◆ **Dataset section**:
— Start —
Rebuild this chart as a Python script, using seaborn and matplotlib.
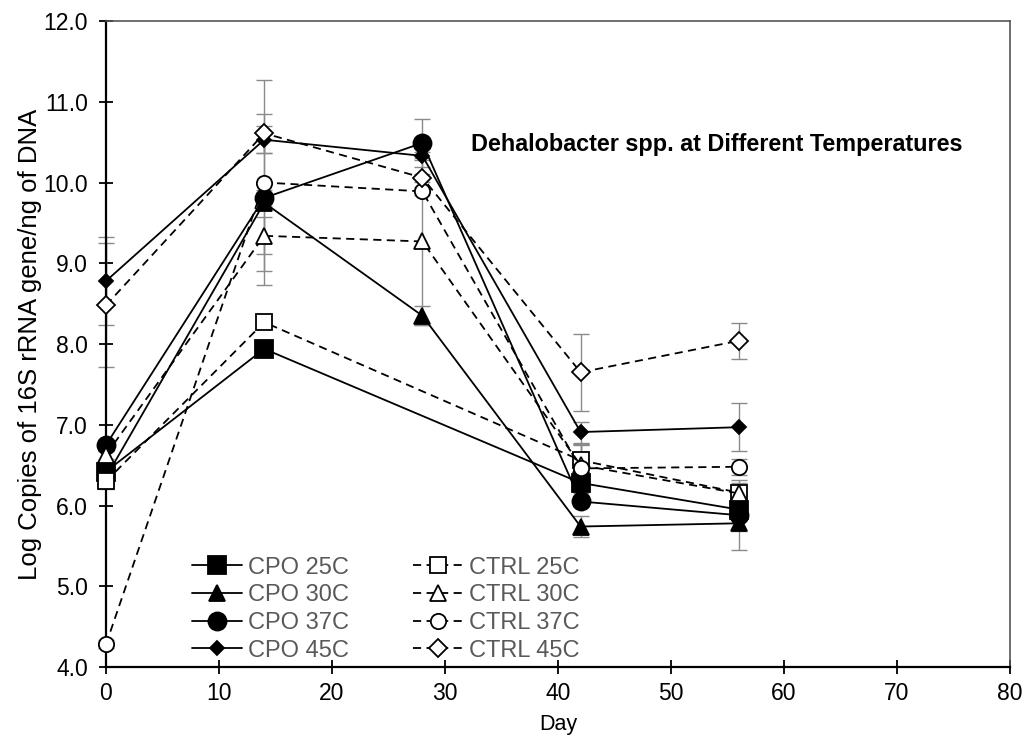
import numpy as np
import pandas as pd
import matplotlib
matplotlib.use("Agg")
import matplotlib.pyplot as plt
import seaborn as sns

# Sampling days
days = [0, 14, 28, 42, 56]

# Log copies of 16S rRNA gene / ng DNA (NaN = not sampled)
cpo_25 = [6.42, 7.94, np.nan, 6.28, 5.95]
cpo_30 = [6.35, 9.75, 8.35, 5.74, 5.78]
cpo_37 = [6.75, 9.81, 10.49, 6.05, 5.88]
cpo_45 = [8.78, 10.53, 10.33, 6.91, 6.97]
ctrl_25 = [6.30, 8.27, np.nan, 6.56, 6.16]
ctrl_30 = [6.63, 9.34, 9.27, 6.50, 6.15]
ctrl_37 = [4.28, 10.00, 9.89, 6.46, 6.48]
ctrl_45 = [8.48, 10.61, 10.06, 7.65, 8.04]

# Standard deviations
cpo_25_err = [0.08, 0.05, np.nan, 0.10, 0.10]
cpo_30_err = [0.05, 0.85, 0.12, 0.13, 0.10]
cpo_37_err = [0.05, 0.10, 0.30, 0.05, 0.43]
cpo_45_err = [0.55, 0.17, 0.05, 0.13, 0.30]
ctrl_25_err = [0.10, 0.05, np.nan, 0.20, 0.12]
ctrl_30_err = [0.05, 0.23, 1.03, 0.25, 0.10]
ctrl_37_err = [0.05, 1.27, 0.05, 0.30, 0.10]
ctrl_45_err = [0.77, 0.24, 0.05, 0.48, 0.22]

labels = ["CPO 25C", "CPO 30C", "CPO 37C", "CPO 45C",
          "CTRL 25C", "CTRL 30C", "CTRL 37C", "CTRL 45C"]
values = [cpo_25, cpo_30, cpo_37, cpo_45, ctrl_25, ctrl_30, ctrl_37, ctrl_45]
errors = [cpo_25_err, cpo_30_err, cpo_37_err, cpo_45_err,
          ctrl_25_err, ctrl_30_err, ctrl_37_err, ctrl_45_err]

dash = (0, (4.5, 3))
styles = {
    "CPO 25C": dict(marker="s", ms=13, mfc="black", ls="-"),
    "CPO 30C": dict(marker="^", ms=12, mfc="black", ls="-"),
    "CPO 37C": dict(marker="o", ms=13, mfc="black", ls="-"),
    "CPO 45C": dict(marker="D", ms=7, mfc="black", ls="-"),
    "CTRL 25C": dict(marker="s", ms=11, mfc="white", ls=dash),
    "CTRL 30C": dict(marker="^", ms=11, mfc="white", ls=dash),
    "CTRL 37C": dict(marker="o", ms=11, mfc="white", ls=dash),
    "CTRL 45C": dict(marker="D", ms=9, mfc="white", ls=dash),
}

sns.set_theme(style="white")
plt.rcParams["font.family"] = ["Liberation Sans", "DejaVu Sans"]

fig = plt.figure(figsize=(10.28, 7.40), dpi=100)
ax = fig.add_axes([0.1031, 0.0986, 0.8794, 0.873])

for lab, vals, errs in zip(labels, values, errors):
    df = pd.DataFrame({"Day": days, "val": vals, "err": errs}).dropna()
    st = styles[lab]
    ax.errorbar(df["Day"], df["val"], yerr=df["err"], fmt="none",
                ecolor="#8a8a8a", elinewidth=1.0, capsize=6, capthick=1.0,
                zorder=1, clip_on=False)
    sns.lineplot(data=df, x="Day", y="val", ax=ax, color="black",
                 linewidth=1.3, linestyle=st["ls"], marker=st["marker"],
                 markersize=st["ms"], markerfacecolor=st["mfc"],
                 markeredgecolor="black", markeredgewidth=1.3,
                 label=lab, zorder=3, estimator=None, clip_on=False)

ax.set_xlim(0, 80)
ax.set_ylim(4.0, 12.0)
ax.set_xticks(np.arange(0, 81, 10))
ax.set_yticks(np.arange(4.0, 12.01, 1.0))
ax.set_yticklabels([f"{v:.1f}" for v in np.arange(4.0, 12.01, 1.0)])
ax.tick_params(axis="both", direction="inout", length=10, width=1.3,
               color="black", labelsize=16.5, labelcolor="black",
               bottom=True, left=True)
ax.tick_params(axis="y", pad=8)
ax.tick_params(axis="x", pad=6)
ax.set_xlabel("Day", fontsize=15.5, color="black", labelpad=6)
ax.set_ylabel("Log Copies of 16S rRNA gene/ng of DNA", fontsize=18.5,
              color="black", labelpad=1)

for side in ["left", "bottom"]:
    ax.spines[side].set_color("black")
    ax.spines[side].set_linewidth(1.6)
for side in ["top", "right"]:
    ax.spines[side].set_color("#555555")
    ax.spines[side].set_linewidth(1.2)

ax.text(32.3, 10.47, "Dehalobacter spp. at Different Temperatures",
        fontsize=16.8, fontweight="bold", color="black", va="center", ha="left")

h, l = ax.get_legend_handles_labels()
leg = ax.legend(h, l, ncol=2, loc="upper left", bbox_to_anchor=(0.095, 0.171),
                frameon=False, fontsize=17, handlelength=2.12,
                handletextpad=0.25, columnspacing=2.7, labelspacing=0.24,
                borderaxespad=0, borderpad=0)
for t in leg.get_texts():
    t.set_color("#595959")

fig.savefig("out.png", dpi=100, facecolor="white")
— End —
◆ **Directive**:
Take the listing above and restate it word for word, without its pictures.

◆ **The output**:
Rebuild this chart as a Python script, using seaborn and matplotlib.
import numpy as np
import pandas as pd
import matplotlib
matplotlib.use("Agg")
import matplotlib.pyplot as plt
import seaborn as sns

# Sampling days
days = [0, 14, 28, 42, 56]

# Log copies of 16S rRNA gene / ng DNA (NaN = not sampled)
cpo_25 = [6.42, 7.94, np.nan, 6.28, 5.95]
cpo_30 = [6.35, 9.75, 8.35, 5.74, 5.78]
cpo_37 = [6.75, 9.81, 10.49, 6.05, 5.88]
cpo_45 = [8.78, 10.53, 10.33, 6.91, 6.97]
ctrl_25 = [6.30, 8.27, np.nan, 6.56, 6.16]
ctrl_30 = [6.63, 9.34, 9.27, 6.50, 6.15]
ctrl_37 = [4.28, 10.00, 9.89, 6.46, 6.48]
ctrl_45 = [8.48, 10.61, 10.06, 7.65, 8.04]

# Standard deviations
cpo_25_err = [0.08, 0.05, np.nan, 0.10, 0.10]
cpo_30_err = [0.05, 0.85, 0.12, 0.13, 0.10]
cpo_37_err = [0.05, 0.10, 0.30, 0.05, 0.43]
cpo_45_err = [0.55, 0.17, 0.05, 0.13, 0.30]
ctrl_25_err = [0.10, 0.05, np.nan, 0.20, 0.12]
ctrl_30_err = [0.05, 0.23, 1.03, 0.25, 0.10]
ctrl_37_err = [0.05, 1.27, 0.05, 0.30, 0.10]
ctrl_45_err = [0.77, 0.24, 0.05, 0.48, 0.22]

labels = ["CPO 25C", "CPO 30C", "CPO 37C", "CPO 45C",
          "CTRL 25C", "CTRL 30C", "CTRL 37C", "CTRL 45C"]
values = [cpo_25, cpo_30, cpo_37, cpo_45, ctrl_25, ctrl_30, ctrl_37, ctrl_45]
errors = [cpo_25_err, cpo_30_err, cpo_37_err, cpo_45_err,
          ctrl_25_err, ctrl_30_err, ctrl_37_err, ctrl_45_err]

dash = (0, (4.5, 3))
styles = {
    "CPO 25C": dict(marker="s", ms=13, mfc="black", ls="-"),
    "CPO 30C": dict(marker="^", ms=12, mfc="black", ls="-"),
    "CPO 37C": dict(marker="o", ms=13, mfc="black", ls="-"),
    "CPO 45C": dict(marker="D", ms=7, mfc="black", ls="-"),
    "CTRL 25C": dict(marker="s", ms=11, mfc="white", ls=dash),
    "CTRL 30C": dict(marker="^", ms=11, mfc="white", ls=dash),
    "CTRL 37C": dict(marker="o", ms=11, mfc="white", ls=dash),
    "CTRL 45C": dict(marker="D", ms=9, mfc="white", ls=dash),
}

sns.set_theme(style="white")
plt.rcParams["font.family"] = ["Liberation Sans", "DejaVu Sans"]

fig = plt.figure(figsize=(10.28, 7.40), dpi=100)
ax = fig.add_axes([0.1031, 0.0986, 0.8794, 0.873])

for lab, vals, errs in zip(labels, values, errors):
    df = pd.DataFrame({"Day": days, "val": vals, "err": errs}).dropna()
    st = styles[lab]
    ax.errorbar(df["Day"], df["val"], yerr=df["err"], fmt="none",
                ecolor="#8a8a8a", elinewidth=1.0, capsize=6, capthick=1.0,
                zorder=1, clip_on=False)
    sns.lineplot(data=df, x="Day", y="val", ax=ax, color="black",
                 linewidth=1.3, linestyle=st["ls"], marker=st["marker"],
                 markersize=st["ms"], markerfacecolor=st["mfc"],
                 markeredgecolor="black", markeredgewidth=1.3,
                 label=lab, zorder=3, estimator=None, clip_on=False)

ax.set_xlim(0, 80)
ax.set_ylim(4.0, 12.0)
ax.set_xticks(np.arange(0, 81, 10))
ax.set_yticks(np.arange(4.0, 12.01, 1.0))
ax.set_yticklabels([f"{v:.1f}" for v in np.arange(4.0, 12.01, 1.0)])
ax.tick_params(axis="both", direction="inout", length=10, width=1.3,
               color="black", labelsize=16.5, labelcolor="black",
               bottom=True, left=True)
ax.tick_params(axis="y", pad=8)
ax.tick_params(axis="x", pad=6)
ax.set_xlabel("Day", fontsize=15.5, color="black", labelpad=6)
ax.set_ylabel("Log Copies of 16S rRNA gene/ng of DNA", fontsize=18.5,
              color="black", labelpad=1)

for side in ["left", "bottom"]:
    ax.spines[side].set_color("black")
    ax.spines[side].set_linewidth(1.6)
for side in ["top", "right"]:
    ax.spines[side].set_color("#555555")
    ax.spines[side].set_linewidth(1.2)

ax.text(32.3, 10.47, "Dehalobacter spp. at Different Temperatures",
        fontsize=16.8, fontweight="bold", color="black", va="center", ha="left")

h, l = ax.get_legend_handles_labels()
leg = ax.legend(h, l, ncol=2, loc="upper left", bbox_to_anchor=(0.095, 0.171),
                frameon=False, fontsize=17, handlelength=2.12,
                handletextpad=0.25, columnspacing=2.7, labelspacing=0.24,
                borderaxespad=0, borderpad=0)
for t in leg.get_texts():
    t.set_color("#595959")

fig.savefig("out.png", dpi=100, facecolor="white")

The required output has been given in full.